● DATA EXTRACT
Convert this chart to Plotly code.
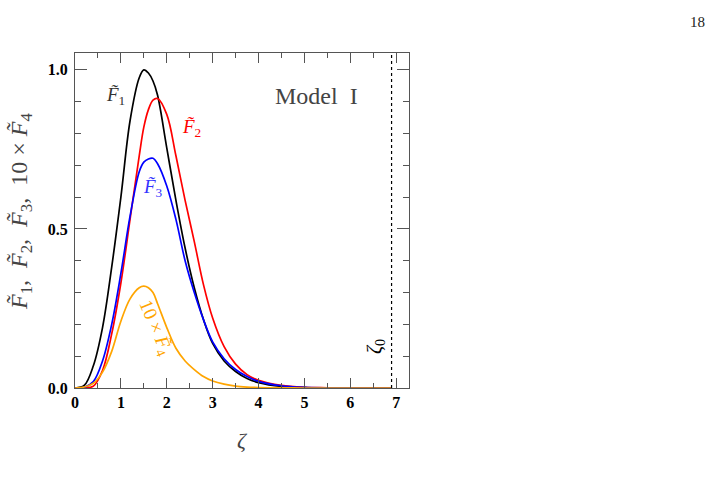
import plotly.graph_objects as go

zeta = [0.0, 0.2, 0.4, 0.6, 0.8, 1.0, 1.2, 1.4, 1.5, 1.6, 1.7, 1.8, 2.0, 2.2, 2.4, 2.6, 2.8, 3.0,
        3.25, 3.5, 3.75, 4.0, 4.5, 5.0, 5.5, 6.0, 6.9]
F1 = [0.0, 0.008, 0.07, 0.19, 0.38, 0.60, 0.84, 0.975, 1.0, 0.99, 0.965, 0.92, 0.755, 0.59, 0.44,
      0.315, 0.215, 0.14, 0.085, 0.052, 0.03, 0.017, 0.005, 0.0015, 0.0005, 0.0001, 0.0]
F2 = [0.0, 0.0, 0.006, 0.055, 0.17, 0.33, 0.53, 0.73, 0.82, 0.875, 0.905, 0.91, 0.86, 0.73, 0.59,
      0.46, 0.325, 0.22, 0.13, 0.075, 0.042, 0.024, 0.008, 0.002, 0.0007, 0.0002, 0.0]
F3 = [0.0, 0.002, 0.02, 0.085, 0.20, 0.36, 0.54, 0.68, 0.71, 0.72, 0.722, 0.705, 0.635, 0.53, 0.40,
      0.30, 0.215, 0.145, 0.092, 0.058, 0.036, 0.021, 0.007, 0.002, 0.0006, 0.0002, 0.0]
F4x10 = [0.0, 0.003, 0.015, 0.05, 0.115, 0.21, 0.28, 0.315, 0.32, 0.315, 0.30, 0.265, 0.19, 0.125,
         0.085, 0.058, 0.036, 0.022, 0.012, 0.006, 0.003, 0.0015, 0.0003, 0.0, 0.0, 0.0, 0.0]
zeta0 = 6.9
x_ticks = [0, 1, 2, 3, 4, 5, 6, 7]
y_ticks = [0.0, 0.5, 1.0]
y_ticklabels = ["0.0", "0.5", "1.0"]

SERIF = "Liberation Serif, DejaVu Serif, serif"

fig = go.Figure()
for y, col in [(F1, "black"), (F2, "#ff0000"), (F3, "#0000ff"), (F4x10, "#ffa500")]:
    fig.add_trace(go.Scatter(x=zeta, y=y, mode="lines",
                             line=dict(color=col, width=1.7, shape="spline", smoothing=1.0),
                             showlegend=False, hoverinfo="skip"))

fig.add_shape(type="line", x0=zeta0, x1=zeta0, y0=0, y1=1, yref="paper", xref="x",
              line=dict(color="black", width=1.2, dash="dot"))

axis_common = dict(showline=True, linecolor="#555555", linewidth=1.2, mirror="allticks",
                   ticks="inside", tickcolor="#555555", tickwidth=1.2, showgrid=False,
                   zeroline=False, tickfont=dict(family=SERIF, size=16, color="black"))

fig.update_xaxes(range=[0, 7.28], tickvals=x_ticks, ticklen=10,
                 ticktext=["<b>%d</b>" % v for v in x_ticks],
                 minor=dict(ticks="inside", ticklen=5, dtick=0.5, tickcolor="#555555", tickwidth=1.2),
                 **axis_common)
fig.update_yaxes(range=[0, 1.053], tickvals=y_ticks, ticklen=12, ticklabelstandoff=3,
                 ticktext=["<b>%s</b>" % t for t in y_ticklabels],
                 minor=dict(ticks="inside", ticklen=6, dtick=0.1, tickcolor="#555555", tickwidth=1.2),
                 **axis_common)

ann = []
def A(x, y, text, color, size, angle=0):
    ann.append(dict(x=x, y=y, xref="paper", yref="paper", text=text, showarrow=False,
                    font=dict(family=SERIF, size=size, color=color), textangle=angle,
                    xanchor="center", yanchor="middle"))

W, H = 722, 478
L, R, T, B = 75, 409, 53, 388
def px(xp, yp):
    return (xp - L) / (R - L), (B - yp) / (B - T)

A(*px(115, 96), "<i>F̃</i><sub>1</sub>", "#333333", 19)
A(*px(191, 128), "<i>F̃</i><sub>2</sub>", "#ff0000", 19)
A(*px(153, 188), "<i>F̃</i><sub>3</sub>", "#3333ff", 19)
A(*px(155, 328), "10 × <i>F̃</i><sub>4</sub>", "#ffa500", 19, 67)
A(*px(316, 96), "Model  I", "#444444", 24)
A(*px(375, 347), "<i>ζ</i><sub>0</sub>", "black", 20, -90)
A(*px(242, 440), "<i>ζ</i>", "#444444", 22)
A(*px(21, 212), "<i>F̃</i><sub>1</sub>,  <i>F̃</i><sub>2</sub>,  <i>F̃</i><sub>3</sub>,  10 × <i>F̃</i><sub>4</sub>",
  "#444444", 24, -90)
A(*px(697, 22), "18", "#222222", 15)

fig.update_layout(width=W, height=H, margin=dict(l=L, r=W - R, t=T, b=H - B),
                  paper_bgcolor="white", plot_bgcolor="white", annotations=ann)
fig.write_html("out.html")
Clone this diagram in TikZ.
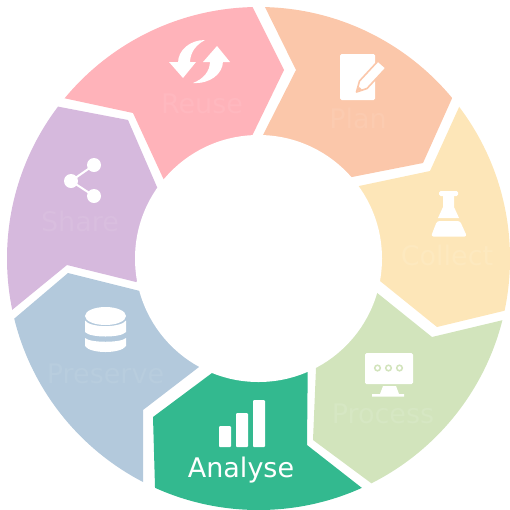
\documentclass[tikz,border=0pt]{standalone}
\usepackage{fontspec}
\setmainfont{DejaVu Sans}
\definecolor{cReuse}{HTML}{FFB3BA}
\definecolor{cPlan}{HTML}{FBC7AA}
\definecolor{cCollect}{HTML}{FDE6B8}
\definecolor{cProcess}{HTML}{D2E4BC}
\definecolor{cAnalyse}{HTML}{33B98F}
\definecolor{cPreserve}{HTML}{B3C9DC}
\definecolor{cShare}{HTML}{D6B9DD}
\tikzset{
  seglabel/.style={anchor=base,font=\fontsize{27}{27}\selectfont,inner sep=0pt,text=#1},
  icon/.style={fill=white,draw=none},
}
\begin{document}
\begin{tikzpicture}[x=1pt,y=-1pt,line join=miter]
\useasboundingbox (0,0) rectangle (510,509);
\begin{scope}
\clip (258.5,258.5) circle[radius=251.5];
% Reuse
\fill[cReuse] (40,93) -- (133,113) -- (163,178) -- (200,240) -- (280,136) -- (252,136) -- (284,70) -- (246,-6) -- (40,-6) -- cycle;
% Plan
\fill[cPlan] (259,-5) -- (296,70) -- (263,135) -- (290,200) -- (345,178.5) -- (352,177) -- (423,163) -- (458,85) -- (470,-5) -- cycle;
% Collect
\fill[cCollect] (465,94) -- (430,171) -- (359,186) -- (300,240) -- (380,281) -- (437,327) -- (520,307) -- (520,94) -- cycle;
% Process
\fill[cProcess] (520,316) -- (432,337) -- (376,292) -- (310,320) -- (316,368) -- (313,440) -- (371,483) -- (385,495) -- (520,495) -- cycle;
% Analyse
\fill[cAnalyse] (212,373) -- (240,320) -- (308,340) -- (307,445) -- (362,488) -- (378,500) -- (378,515) -- (155,515) -- (155,487) -- (153,417) -- cycle;
% Preserve
\fill[cPreserve] (140,291) -- (190,310) -- (199,367) -- (143,410) -- (143,500) -- (-10,500) -- (-5,337) -- (15,318) -- (68,273) -- cycle;
% Share
\fill[cShare] (34,102) -- (128,120) -- (157,187) -- (200,230) -- (136,282) -- (67,265) -- (12,310) -- (-8,326) -- (-8,102) -- cycle;
\end{scope}
\fill[white] (258.5,258.5) circle[radius=123.5];
% labels
\node[seglabel=cReuse!93!white] (lreuse) at (202,113) {Reuse};
\node[seglabel=cPlan!93!white] (lplan) at (358,128) {Plan};
\node[seglabel=cCollect!90!white] (lcollect) at (447,265) {Collect};
\node[seglabel=cProcess!90!white] (lprocess) at (383,423) {Process};
\node[seglabel=white] (lanalyse) at (241,477) {Analyse};
\node[seglabel=cPreserve!93!white] (lpreserve) at (105.5,383) {Preserve};
\node[seglabel=cShare!93!white] (lshare) at (80,231) {Share};
% Reuse icon
\fill[icon] (169,62) -- (196,62) -- (183,78) -- cycle;
\fill[icon] (178,63) .. controls (178,50) and (190,40) .. (205,40) .. controls (196,45) and (190,52) .. (190,63) -- cycle;
\fill[icon] (203,62) -- (230,62) -- (217,46) -- cycle;
\fill[icon] (223,61) .. controls (223,74) and (210,84) .. (193,83) .. controls (203,79) and (210,72) .. (210,61) -- cycle;
% Plan icon
\fill[icon,rounded corners=1.5pt] (340,54) rectangle (375,100);
\draw[cPlan,fill=white,line width=1.6pt,line join=round] (356.5,92) -- (359.5,81) -- (378,61) -- (386,68) -- (367,88.5) -- cycle;
\fill[cPlan] (357.5,91) -- (358.6,86.5) -- (362,89.5) -- cycle;
% Collect icon
\fill[icon,rounded corners=1.5pt] (439,191) rectangle (458,196);
\fill[icon] (443,195) -- (454,195) -- (454,207) -- (459,218) -- (438,218) -- (443,207) -- cycle;
\fill[icon,rounded corners=2.5pt] (437,221) -- (460,221) -- (467,236.5) -- (431,236.5) -- cycle;
% Process icon
\fill[icon,rounded corners=1.5pt] (365,353) rectangle (413,384);
\fill[icon] (383,386) -- (396,386) -- (399,394) -- (404,394) -- (404,396.5) -- (372,396.5) -- (372,394) -- (380,394) -- cycle;
\foreach \cx in {377.5,388.5,399.5}{
  \draw[cProcess,line width=1.5pt,fill=white] (\cx,368) circle[radius=2.8];
}
% Analyse icon
\fill[icon,rounded corners=1pt] (219,426) rectangle (231,447);
\fill[icon,rounded corners=1pt] (236,413) rectangle (248,447);
\fill[icon,rounded corners=1pt] (253,400) rectangle (265,447);
% Preserve icon
\fill[icon] (105.5,316) ellipse[x radius=20.5,y radius=9];
\fill[icon] (85,320.5) .. controls (90,328) and (121,328) .. (126,320.5) -- (126,332) .. controls (121,338) and (90,338) .. (85,332) -- cycle;
\fill[icon] (85,338) .. controls (90,343) and (121,343) .. (126,338) -- (126,346) .. controls (121,354) and (90,354) .. (85,346) -- cycle;
% Share icon
\draw[white,line width=2pt] (94,165) -- (71,181) -- (94,196);
\fill[icon] (94,165) circle[radius=7];
\fill[icon] (71,181) circle[radius=7];
\fill[icon] (94,196) circle[radius=7];
\end{tikzpicture}
\end{document}
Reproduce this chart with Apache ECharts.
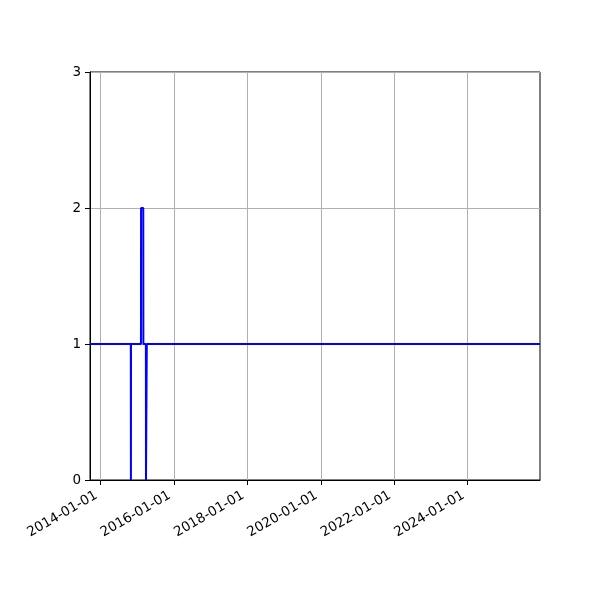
<!DOCTYPE html>
<html>
<head>
<meta charset="utf-8">
<script src="https://cdn.jsdelivr.net/npm/echarts@6/dist/echarts.min.js"></script>
<style>html,body{margin:0;padding:0;background:#fff}#c{width:600px;height:600px}</style>
</head>
<body>
<div id="c"></div>
<script>
var dates = ['2013-09-17','2014-10-28','2014-10-29','2014-10-30','2015-02-06','2015-02-07','2015-03-01','2015-03-02','2015-03-27','2015-03-28','2015-04-04','2015-04-05','2025-12-20'];
var values = [1,1,0,1,1,2,2,1,1,0,0,1,1];
var tickDates = ['2014-01-01','2016-01-01','2018-01-01','2020-01-01','2022-01-01','2024-01-01'];
var yTicks = [0,1,2,3];
var xMin = '2013-09-17', xMax = '2025-12-20';

function ts(s){var p=s.split('-');return Date.UTC(+p[0],+p[1]-1,+p[2]);}
function pad(n){return n<10?'0'+n:''+n;}
function fmt(v){var d=new Date(v);return d.getUTCFullYear()+'-'+pad(d.getUTCMonth()+1)+'-'+pad(d.getUTCDate());}

var tickVals = tickDates.map(ts);
var chart = echarts.init(document.getElementById('c'), null, {renderer:'canvas'});
chart.setOption({
  animation:false,
  grid:{left:90,right:60,top:72,bottom:120,show:true,borderColor:'#000',borderWidth:1,containLabel:false},
  xAxis:{
    type:'value', min:ts(xMin), max:ts(xMax),
    axisLine:{show:true,lineStyle:{color:'#000',width:1}},
    axisTick:{show:true,length:5,lineStyle:{color:'#000'},customValues:tickVals},
    axisLabel:{customValues:tickVals,rotate:30,fontSize:13.5,color:'#000',fontFamily:'DejaVu Sans',margin:12,padding:[0,5,0,0],formatter:function(v){return fmt(v);}},
    splitLine:{show:true,lineStyle:{color:'#b0b0b0',width:1}}
  },
  yAxis:{
    type:'value', min:yTicks[0], max:yTicks[yTicks.length-1], interval:1,
    axisLine:{show:true,lineStyle:{color:'#000',width:1}},
    axisTick:{show:true,length:5,lineStyle:{color:'#000'}},
    axisLabel:{fontSize:13.5,color:'#000',fontFamily:'DejaVu Sans',margin:9},
    splitLine:{show:true,lineStyle:{color:'#b0b0b0',width:1}}
  },
  series:[{
    type:'line', showSymbol:false, symbol:'none',
    data: dates.map(function(d,i){return [ts(d),values[i]];}),
    lineStyle:{color:'#0000ff',width:2}, itemStyle:{color:'#0000ff'}
  }]
});
</script>
</body>
</html>
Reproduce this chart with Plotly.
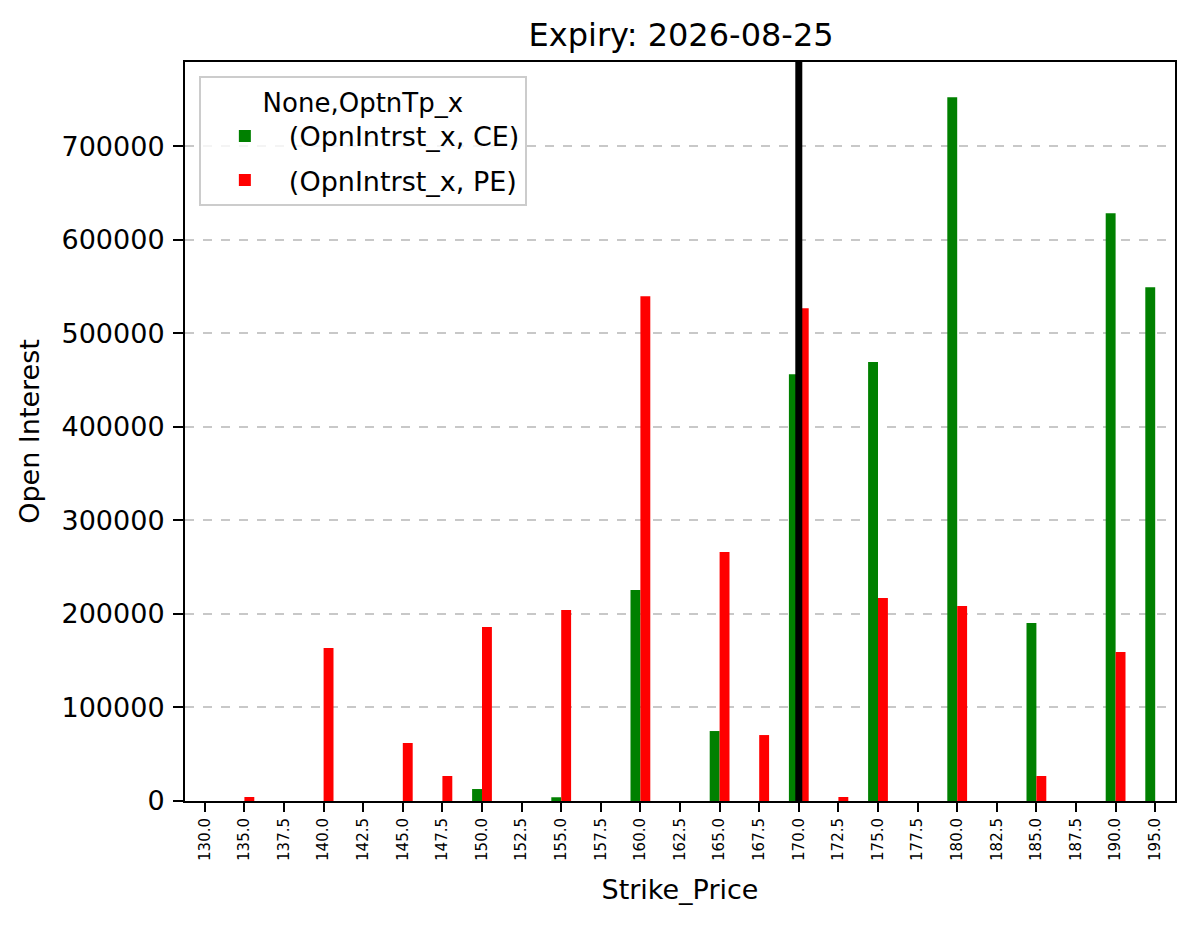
import plotly.graph_objects as go

strikes = ["130.0", "135.0", "137.5", "140.0", "142.5", "145.0", "147.5", "150.0",
           "152.5", "155.0", "157.5", "160.0", "162.5", "165.0", "167.5", "170.0",
           "172.5", "175.0", "177.5", "180.0", "182.5", "185.0", "187.5", "190.0", "195.0"]
ce_oi = [0, 0, 0, 0, 0, 0, 0, 12800, 0, 4000, 0, 225500, 0, 74800, 0, 456300,
         0, 469200, 0, 752400, 0, 190200, 0, 628400, 549300]
pe_oi = [0, 4300, 0, 163500, 0, 62000, 26700, 186000, 0, 204100, 0, 539700, 0, 266100, 70500, 526900,
         4300, 217000, 0, 208400, 0, 26700, 0, 159200, 0]
spot_strike = "170.0"
y_ticks = [0, 100000, 200000, 300000, 400000, 500000, 600000, 700000]

idx = list(range(len(strikes)))
font = "DejaVu Sans"

fig = go.Figure()
fig.add_trace(go.Bar(x=idx, y=ce_oi, name="(OpnIntrst_x, CE)", legendgroup="ce",
                     marker=dict(color="#008000", line=dict(width=0))))
fig.add_trace(go.Bar(x=idx, y=pe_oi, name="(OpnIntrst_x, PE)", legendgroup="pe",
                     marker=dict(color="#ff0000", line=dict(width=0))))

xv = strikes.index(spot_strike)
fig.add_shape(type="line", xref="x", yref="paper", x0=xv, x1=xv, y0=0, y1=1,
              line=dict(color="black", width=7))

ymax = max(max(ce_oi), max(pe_oi)) * 1.05

fig.update_layout(
    width=1197, height=928,
    margin=dict(l=185, r=22, t=62, b=127),
    paper_bgcolor="white", plot_bgcolor="white",
    font=dict(family=font, color="black", size=27),
    barmode="group", bargap=0.5, bargroupgap=0,
    title=dict(text="Expiry: 2026-08-25", x=0.569, xanchor="center", y=0.962, yanchor="middle",
               font=dict(size=32, family=font, color="black")),
    showlegend=True,
    legend=dict(
        x=0.014, y=0.981, xanchor="left", yanchor="top",
        bgcolor="rgba(255,255,255,0.8)", bordercolor="#cccccc", borderwidth=2,
        font=dict(size=27, family=font),
        title=dict(text="None,OptnTp_x", side="top center", font=dict(size=26, family=font)),
        itemwidth=78, tracegroupgap=6,
    ),
    xaxis=dict(
        range=[-0.5, len(strikes) - 0.5],
        tickmode="array", tickvals=idx, ticktext=strikes, tickangle=-90,
        tickfont=dict(size=15, family=font),
        ticks="outside", ticklen=9, tickwidth=2, tickcolor="black",
        showline=True, linecolor="black", linewidth=2, mirror=True,
        showgrid=False, zeroline=False,
        title=dict(text="Strike_Price", font=dict(size=27, family=font), standoff=20),
    ),
    yaxis=dict(
        range=[0, ymax],
        tickmode="array", tickvals=y_ticks, ticktext=[str(v) for v in y_ticks],
        tickfont=dict(size=27, family=font),
        ticks="outside", ticklen=10, tickwidth=2, tickcolor="black",
        showline=True, linecolor="black", linewidth=2, mirror=True,
        showgrid=True, gridcolor="rgba(176,176,176,0.7)", griddash="dash", gridwidth=1.5,
        zeroline=False, ticklabelstandoff=3,
        title=dict(text="Open Interest", font=dict(size=27, family=font), standoff=14),
    ),
)

fig.write_html("out.html")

● WRITTEN REQUEST
Copy out exactly the material that runs from the line with "Reproduce this chart with Plotly." to the line with "ymax = max(max(ce_oi), max(pe_oi)) * 1.05", ends included, and leave the pictures behind.

● RESULT OF THIS EXERCISE
Reproduce this chart with Plotly.
import plotly.graph_objects as go

strikes = ["130.0", "135.0", "137.5", "140.0", "142.5", "145.0", "147.5", "150.0",
           "152.5", "155.0", "157.5", "160.0", "162.5", "165.0", "167.5", "170.0",
           "172.5", "175.0", "177.5", "180.0", "182.5", "185.0", "187.5", "190.0", "195.0"]
ce_oi = [0, 0, 0, 0, 0, 0, 0, 12800, 0, 4000, 0, 225500, 0, 74800, 0, 456300,
         0, 469200, 0, 752400, 0, 190200, 0, 628400, 549300]
pe_oi = [0, 4300, 0, 163500, 0, 62000, 26700, 186000, 0, 204100, 0, 539700, 0, 266100, 70500, 526900,
         4300, 217000, 0, 208400, 0, 26700, 0, 159200, 0]
spot_strike = "170.0"
y_ticks = [0, 100000, 200000, 300000, 400000, 500000, 600000, 700000]

idx = list(range(len(strikes)))
font = "DejaVu Sans"

fig = go.Figure()
fig.add_trace(go.Bar(x=idx, y=ce_oi, name="(OpnIntrst_x, CE)", legendgroup="ce",
                     marker=dict(color="#008000", line=dict(width=0))))
fig.add_trace(go.Bar(x=idx, y=pe_oi, name="(OpnIntrst_x, PE)", legendgroup="pe",
                     marker=dict(color="#ff0000", line=dict(width=0))))

xv = strikes.index(spot_strike)
fig.add_shape(type="line", xref="x", yref="paper", x0=xv, x1=xv, y0=0, y1=1,
              line=dict(color="black", width=7))

ymax = max(max(ce_oi), max(pe_oi)) * 1.05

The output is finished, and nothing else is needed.